We're currently looking at moving from a traditional Server environment to a SAN/VMWare environemnt.
I've been asked to gather performance statistics for our main servers - DCs, File Servers, Exchange to see if it is feasible for our environment or if we're going to run into SAN performance issues.
I've been running some scheduled baselines over 8 hours and including lots of counters but the resulting logs are too big to be useful - it takes about three minutes for perfmon to open them, or allow us to view diffeent counters.
Although I know generally which are useful to see performance what would be an adequate list to monitor that would give us a useful starting point, also what counters would be useful for this.
I'm thinking
- CPU Performance
- Disk/File
- Network Usage
- Active Diretory (GPOs, Logons etc)
But what counters would be the most useful, also are there any areas that we should specifically target for concern?
The big one that's likely to kill you is disk IO. Collecting both the transactions per second and the sectors read/written per second will give you a start on determining what you'll need on the SAN. Keep an eye on memory and pagefile usage, too, that can do bad things to your disk IO stats, and provisioning your VMs with some extra memory is simple.
Network is probably the next most important one, but that's pretty simple -- aggregate transfer and packets per second, make sure it's not too ridiculous.

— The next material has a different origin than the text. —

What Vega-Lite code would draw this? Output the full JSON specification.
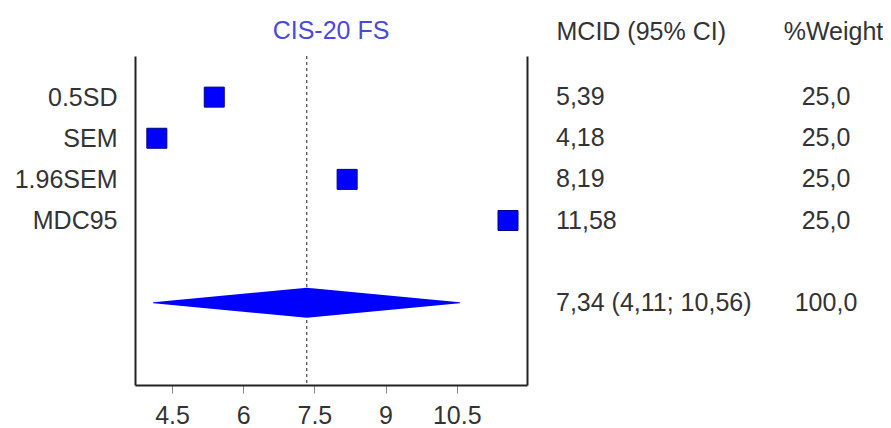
{
  "$schema": "https://vega.github.io/schema/vega-lite/v6.json",
  "padding": {"left": 14, "top": 18, "right": 0, "bottom": 0},
  "config": {"font": "Liberation Sans", "view": {"stroke": null}, "concat": {"spacing": 29}},
  "datasets": {
    "rows": [
      {"label": "0.5SD", "est": 5.39, "ci": "5,39", "weight": "25,0"},
      {"label": "SEM", "est": 4.18, "ci": "4,18", "weight": "25,0"},
      {"label": "1.96SEM", "est": 8.19, "ci": "8,19", "weight": "25,0"},
      {"label": "MDC95", "est": 11.58, "ci": "11,58", "weight": "25,0"},
      {"label": "Pooled", "est": 7.34, "lo": 4.11, "hi": 10.56, "ci": "7,34 (4,11; 10,56)", "weight": "100,0"}
    ]
  },
  "data": {"name": "rows"},
  "resolve": {"scale": {"x": "independent", "y": "independent"}},
  "hconcat": [
    {
      "width": 392,
      "height": 329,
      "title": {"text": "CIS-20 FS", "color": "#4a4ad8", "fontSize": 25, "fontWeight": "normal", "offset": 12},
      "resolve": {"axis": {"y": "independent"}},
      "layer": [
        {
          "transform": [{"filter": "datum.label === 'Pooled'"}],
          "mark": {"type": "rule", "color": "#222222", "strokeDash": [3, 3], "strokeWidth": 1},
          "encoding": {"x": {"field": "est", "type": "quantitative", "title": null}}
        },
        {
          "transform": [{"filter": "datum.label !== 'Pooled'"}],
          "mark": {"type": "point", "shape": "square", "size": 400, "filled": true, "fill": "#0000ff", "stroke": "#000080", "strokeWidth": 1, "opacity": 1},
          "encoding": {
            "x": {
              "field": "est", "type": "quantitative", "title": null,
              "scale": {"domain": [3.72, 11.98], "nice": false, "zero": false},
              "axis": {"values": [4.5, 6, 7.5, 9, 10.5], "format": ".1~f", "domainColor": "#222222", "domainWidth": 2, "tickColor": "#888888", "tickSize": 8, "tickWidth": 1, "labelFontSize": 25, "labelColor": "#333333", "labelPadding": 10, "grid": false, "labelFlush": false, "labelOverlap": false}
            },
            "y": {
              "field": "label", "type": "nominal", "title": null,
              "scale": {"type": "point", "domain": [" ", "0.5SD", "SEM", "1.96SEM", "MDC95", "", "Pooled", "  ", "   "], "padding": 0},
              "axis": {"orient": "left", "values": ["0.5SD", "SEM", "1.96SEM", "MDC95"], "ticks": false, "domain": true, "domainColor": "#222222", "domainWidth": 2, "labelFontSize": 25, "labelColor": "#333333", "labelPadding": 18, "grid": false}
            }
          }
        },
        {
          "transform": [{"filter": "datum.label === 'Pooled'"}, {"fold": ["lo", "est", "hi"], "as": ["part", "value"]}],
          "mark": {"type": "trail", "color": "#0000ff", "opacity": 1},
          "encoding": {
            "x": {"field": "value", "type": "quantitative", "title": null},
            "y": {"field": "label", "type": "nominal", "title": null, "axis": {"orient": "right", "labels": false, "ticks": false, "domain": true, "domainColor": "#222222", "domainWidth": 2, "grid": false}},
            "size": {"field": "part", "type": "ordinal", "scale": {"type": "ordinal", "domain": ["lo", "est", "hi"], "range": [0, 30, 0]}, "legend": null}
          }
        }
      ]
    },
    {
      "width": 270,
      "height": 329,
      "layer": [
        {
          "mark": {"type": "text", "align": "left", "baseline": "middle", "fontSize": 25, "color": "#333333"},
          "encoding": {
            "y": {"field": "label", "type": "nominal", "scale": {"type": "point", "domain": [" ", "0.5SD", "SEM", "1.96SEM", "MDC95", "", "Pooled", "  ", "   "], "padding": 0}, "axis": null},
            "x": {
              "datum": "MCID (95% CI)", "type": "nominal",
              "scale": {"type": "point", "domain": ["MCID (95% CI)", "%Weight"], "padding": 0},
              "axis": {"orient": "top", "title": null, "domain": false, "ticks": false, "labelAngle": 0, "labelFontSize": 25, "labelColor": "#333333", "labelPadding": 12, "labelAlign": {"condition": {"test": "datum.value === '%Weight'", "value": "center"}, "value": "left"}, "labelOffset": {"condition": {"test": "datum.value === '%Weight'", "value": 7}, "value": 0}}
            },
            "text": {"field": "ci"}
          }
        },
        {
          "mark": {"type": "text", "align": "center", "baseline": "middle", "fontSize": 25, "color": "#333333"},
          "encoding": {
            "y": {"field": "label", "type": "nominal"},
            "x": {"datum": "%Weight", "type": "nominal"},
            "text": {"field": "weight"}
          }
        }
      ]
    }
  ]
}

CPU is the least likely bottleneck on a modern system, in my experience. I'd be inclined not to worry about it unless you've got multiple machines that are pegging their CPU consistently. Provisioning an extra VM server if you're running out of CPU is straightforward.

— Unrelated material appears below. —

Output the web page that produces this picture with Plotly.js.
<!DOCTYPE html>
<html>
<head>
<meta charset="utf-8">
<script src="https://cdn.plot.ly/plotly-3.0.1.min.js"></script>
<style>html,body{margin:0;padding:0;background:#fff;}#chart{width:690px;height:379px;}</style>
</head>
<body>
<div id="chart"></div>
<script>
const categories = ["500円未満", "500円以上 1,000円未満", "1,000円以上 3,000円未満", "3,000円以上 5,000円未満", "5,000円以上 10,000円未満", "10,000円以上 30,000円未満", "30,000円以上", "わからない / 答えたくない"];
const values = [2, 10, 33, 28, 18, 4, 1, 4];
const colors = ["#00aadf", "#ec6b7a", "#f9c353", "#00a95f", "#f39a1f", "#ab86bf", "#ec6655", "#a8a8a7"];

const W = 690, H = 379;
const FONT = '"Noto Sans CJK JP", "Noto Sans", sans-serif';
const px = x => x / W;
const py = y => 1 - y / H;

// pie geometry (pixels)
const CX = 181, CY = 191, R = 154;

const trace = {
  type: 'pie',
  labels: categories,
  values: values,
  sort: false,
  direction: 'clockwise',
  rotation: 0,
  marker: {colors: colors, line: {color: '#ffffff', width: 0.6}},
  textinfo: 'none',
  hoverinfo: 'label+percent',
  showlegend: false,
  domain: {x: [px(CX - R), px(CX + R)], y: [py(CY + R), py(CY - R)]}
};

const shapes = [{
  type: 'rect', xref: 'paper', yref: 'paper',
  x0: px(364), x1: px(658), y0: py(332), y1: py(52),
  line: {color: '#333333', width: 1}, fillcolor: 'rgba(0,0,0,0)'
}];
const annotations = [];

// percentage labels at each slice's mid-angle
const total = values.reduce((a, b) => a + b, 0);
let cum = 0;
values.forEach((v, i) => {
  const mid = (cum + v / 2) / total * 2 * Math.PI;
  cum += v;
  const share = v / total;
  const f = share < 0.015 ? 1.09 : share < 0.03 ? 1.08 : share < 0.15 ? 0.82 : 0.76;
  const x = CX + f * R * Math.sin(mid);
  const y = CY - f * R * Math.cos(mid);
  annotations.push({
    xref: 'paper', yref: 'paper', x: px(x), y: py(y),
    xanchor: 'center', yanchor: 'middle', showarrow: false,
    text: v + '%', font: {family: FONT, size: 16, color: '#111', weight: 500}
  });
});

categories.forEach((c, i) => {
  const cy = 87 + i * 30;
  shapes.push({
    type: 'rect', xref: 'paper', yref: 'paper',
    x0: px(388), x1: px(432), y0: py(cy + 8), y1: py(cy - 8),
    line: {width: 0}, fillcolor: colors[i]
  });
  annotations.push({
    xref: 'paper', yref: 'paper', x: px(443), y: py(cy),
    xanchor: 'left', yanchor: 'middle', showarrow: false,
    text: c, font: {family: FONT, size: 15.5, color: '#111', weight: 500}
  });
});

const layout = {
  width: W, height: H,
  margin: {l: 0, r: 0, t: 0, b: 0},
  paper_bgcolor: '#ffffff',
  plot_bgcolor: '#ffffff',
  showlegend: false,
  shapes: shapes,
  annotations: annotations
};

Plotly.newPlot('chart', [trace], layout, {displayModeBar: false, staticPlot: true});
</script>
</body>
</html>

After a bit more reseach, I think this is a good generic list of counters :
Logical Disk
Memory
Network
Physical Disk
Process
Processor
System
For disk bound I like to monitor '\PhysicalDisk( ... )\Current Disk Queue Length' for each physical disk.
For your problem viewing things with perfmon: Although this might be out of the scope of what you are doing, I monitor windows counters with Nagios using the check_nt plugin, and nsclient++ installed on the client. I can then graph everything using n2rrd , I can also use rrdtool to create custom graphs.
All the stuff you listed is often run in a vmware/san enviornment. It is really just a question of how powerful the SAN and virtual server will need to be and the right architecture. If you are willing to spend the cash for an expensive san, the vendors should be able to tell you what you need.
Dependent upon your usage, disk IO and networks are like to be the biggest cause for concern in moving to a VMWare type infrastructure, especially if your VM's are being stored on the SAN, you should definitely be assessing network usage and disk IO for all machines you would migrate. Most servers for VMWare type usage should come with a nice number of NIC's however its still worth bearing in mind how many you will be able to use, as well as the speed of disks on the SAN. VMWare ESX supports the ability to not write all disk changes back to the VM immediately and therefore you can save on some performance that way.
Measuring performance we used RRDTool to access performance as Kyle said, this is really useful.
Virtual machines are not like typical servers, in that you run into problems in different areas. Most of the time, CPU isn't the bottlenecking resource, but RAM is. The things to really know before you go in:
Determining whether or not you can use file-backed disks or if you require direct-presented LUNs can take a bit of knowing. Direct-presented LUNs are where your storage array presents LUNs directly to VM's, which is made easier by using NPIV. You can do it without NPIV but it may be too perilous for your blood, all brand new Fibre Channel hardware should support it and ESX 3.5 certainly does. Direct presented removes a layer of abstraction between the storage array and the virtual machine pounding I/O, and in that sense it can provide better performance. However, direct-presentation is trickier to set up and has a higher start-up time in the "wrap your head around it" stage.
File backed disks are just plain easier. Plus, they can be moved between storage arrays pretty simply (for certain values of simple, where copying multi GB files is concerned), something that direct-presentation requires (usually very expensive) array-level replication software to accomplish. Low I/O load things work just peachy on file-backed, and even some higher I/O things as well. We're running a full Exchange 2007 install for over 3000 users on file-backed disks. The backups could be faster, but during the day the users don't notice any slow-downs.